Question

1 mole of $N{a_2}{S_2}{O_3}$ loses 10 moles of ${e^ - }$. Determine final oxidation number of S.

Answer 1

Hint: As we have given compound $N{a_2}{S_2}{O_3}$. Now we will find the oxidation number of sulfur in the given compound. After finding the oxidation number we will calculate the as per moles of compound, how many moles of sulfur is required. After this we will calculate per sulfur number of electrons loss.
That number of loss in electrons will be equal to increases in the oxidation number.

Complete answer:
Let oxidation of S in the $N{a_2}{S_2}{O_3}$ is $x$
As we all know that normally oxidation number of Na is +1 and oxidation number of the O is -2
So after balancing the positive and negative charges:
We get,
$
  2 + 2x - 6 = 0 \\
  2x = 4 \\
  x = 2
 $
Now we have calculated that oxidation number of sulfur(S) in $N{a_2}{S_2}{O_3}$ is +2
$\therefore $ We all have seen that for one mole of $N{a_2}{S_2}{O_3}$ compound we should have 2 moles of sulfur(S)
And we have given that from one mole of $N{a_2}{S_2}{O_3}$ compound loses 10 moles of electrons.
So we have 2 moles of sulfur(S) and lose 10 moles of electrons.
Hence, by simple mathematics:
We can say that 1 mole of sulfur will lose 5 moles of electrons.
But we all know that losing electrons from an atom is known as oxidation.
So, if one mole of sulfur(s) loses 5 moles of electrons to form a new compound.
Hence, new compound oxidation of sulfur(s) will increase by 5 units.
So if one moles of $N{a_2}{S_2}{O_3}$ compound loses 10 moles of electrons then finally oxidation of sulfur(S) will be 7(because 5+2, two is initial oxidation number and 5 is after the loss of 5 moles of electrons from that one mole of $N{a_2}{S_2}{O_3}$)
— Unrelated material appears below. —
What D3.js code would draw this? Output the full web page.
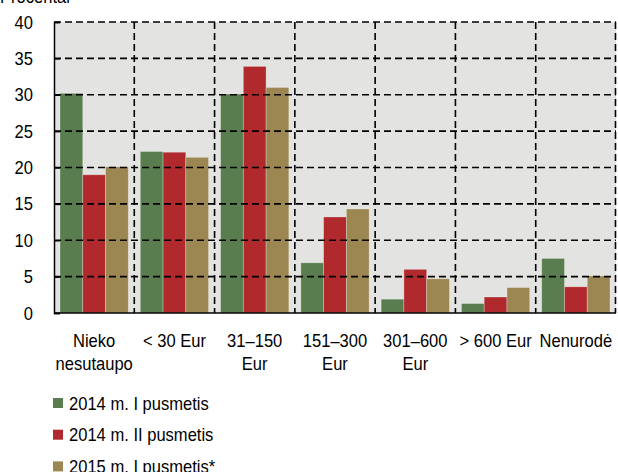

So the final oxidation of $S$ is +7

Note:
Oxidation: oxidation is defined as the losing of electrons from an atom. Or increasing the oxidation number of an atom in the compound is known as the oxidation occurs for that atom.
Reduction: gaining of the electron from an atom is known as the reduction of that atom or decreasing the oxidation number of an atom is known as reduction of that atom.